Given that a letter of intent has the capacity to regularly cause parties (it seems) to fight things out in the Court of Appeal, why, on the face of it, do they remain so popular?
Letters of intent are a nuisance (and dangerous)
Some argue that letters of intent are a nuisance, if not downright dangerous, and should be avoided at all costs. Certainly, many of you will have experienced the point when you realise that a “simple” letter of intent has been sent backwards and forwards for two months. During this time, the formal terms of contract have stalled, because attention turns to the letter of intent, including arguments about the exact works to be performed and the terms governing that performance.
From a purely legal perspective, the argument against letters of intent continues something like this. Can something that can be:
- A binding mini-contract (for example, to carry out preparatory works, such as demolition, for a fixed sum);
- A binding contract incorporating a much more detailed contract (in effect, not a letter of intent at all, but a full building contract incorporating JCT terms, or similar); or
- No contract at all (a letter of comfort with no legal effect)…
…ever be a good idea? How is the lay person ever expected to understand whether what he is signing is a contract or no contract at all? Whether it will give him a contractual right to be paid, a quasi-contractual right to be paid (such as a quantum meruit claim) or a right to some other legal restitution?
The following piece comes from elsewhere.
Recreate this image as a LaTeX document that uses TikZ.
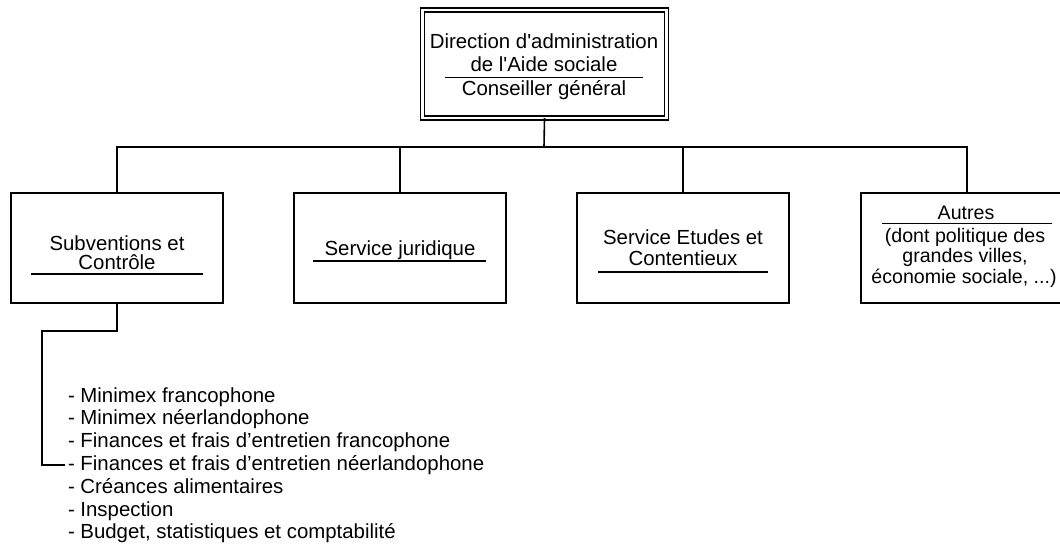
\documentclass[tikz,border=0pt]{standalone}
\usepackage{fontspec}
\setmainfont{Liberation Sans}
\begin{document}
\begin{tikzpicture}[x=1pt,y=-1pt,
  every node/.style={font=\fontsize{20.4}{23}\selectfont, inner sep=0pt, outer sep=0pt},
  unitbox/.style={draw, line width=1.6pt, minimum width=212pt, minimum height=110pt},
  conn/.style={line width=1.6pt},
  uline/.style={line width=1.2pt},
  txt/.style={anchor=base},
  smalltxt/.style={anchor=base, font=\fontsize{19.6}{23}\selectfont}]
\useasboundingbox (0,0) rectangle (1060,552);
% top box
\node[draw, double, line width=1.3pt, double distance=2.6pt, minimum width=244pt, minimum height=108pt] (top) at (544.5,64) {};
\node[txt] (t1) at (544,48) {Direction d\textquotesingle administration};
\node[txt] (t2) at (544,71) {de l\textquotesingle Aide sociale};
\node[txt] (t3) at (544,95) {Conseiller général};
\draw[uline] (445,77.5) -- (643,77.5);
% units
\node[unitbox] (b1) at (117,248) {};
\node[unitbox] (b2) at (400,248) {};
\node[unitbox] (b3) at (683,248) {};
\node[unitbox] (b4) at (967,248) {};
% bus
\coordinate (bus) at (544,147);
\coordinate (bl) at (117,147);
\coordinate (br) at (967,147);
\draw[conn] (top.south) -- (bus);
\draw[conn] (b1.north) -- (bl) -- (br) -- (b4.north);
\draw[conn] (b2.north) -- (400,147);
\draw[conn] (b3.north) -- (683,147);
% box texts
\node[txt] (s1) at (117,250) {Subventions et};
\node[txt] (s2) at (117,269) {Contrôle};
\draw[uline] (31,274) -- (203,274);
\node[txt] (j1) at (400,255) {Service juridique};
\draw[uline] (313,261) -- (486,261);
\node[txt] (e1) at (683,244) {Service Etudes et};
\node[txt] (e2) at (683,265) {Contentieux};
\draw[uline] (598,272) -- (768,272);
\node[smalltxt] (a1) at (966,219) {Autres};
\draw[uline] (882,223.5) -- (1052,223.5);
\node[smalltxt] (a2) at (965,242) {(dont politique des};
\node[smalltxt] (a3) at (965,262) {grandes villes,};
\node[smalltxt] (a4) at (964,283) {économie sociale, ...)};
% list
\foreach \i/\t in {1/{- Minimex francophone},2/{- Minimex néerlandophone},3/{- Finances et frais d’entretien francophone},4/{- Finances et frais d’entretien néerlandophone},5/{- Créances alimentaires},6/{- Inspection},7/{- Budget, statistiques et comptabilité}}{
  \node[anchor=base west] (l\i) at (68,{395+7+(\i-1)*22.83}) {\t};
}
\coordinate (h1) at (117,331);
\coordinate (h2) at (42,331);
\coordinate (h3) at (42,465);
\draw[conn] (b1.south) -- (h1) -- (h2) -- (h3) -- ([xshift=-3pt]l4.west |- h3);
\end{tikzpicture}
\end{document}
Letters of intent are quick and simple
Those who favour letters of intent sensibly point out that they can be used to allow a quick start on site, to place materials on pre-order, or can allow the parties appropriate breathing space to agree the last couple of key commercial terms, before the building contract is finally executed.
Most supporters of the letter of intent suggest that they should be used more as a scalpel than a sledgehammer. That is, to allow fine details to be addressed without stalling the project, rather than to allow a start on site without any idea of the legal terms that will govern the project.
Clarity matters
Wherever you stand on the debate, if you use a letter of intent, always state your intentions very clearly, and then stick to them. The case referred to at the start of this post, Whittle, is yet another case where one party argued it has a formal contract and the other party said “no”. There was room for doubt and the Court of Appeal overturned the first instance judge’s finding that there was a contract between the parties.
That leaves Whittle to fight another day, claiming that Hollywood got a short term distribution contract at a long term distribution contract price.
I have found it useful to stop using the expression “letter of intent”. I think we all have the remnants of a preconceived idea as to what we think that expression means despite warnings to the contrary. If instead we just use the expression “letter” then the natural next step is to ask what it says. Looking at what the document says (rather than thinking about what it’s called) will hopefully point us in the right direction.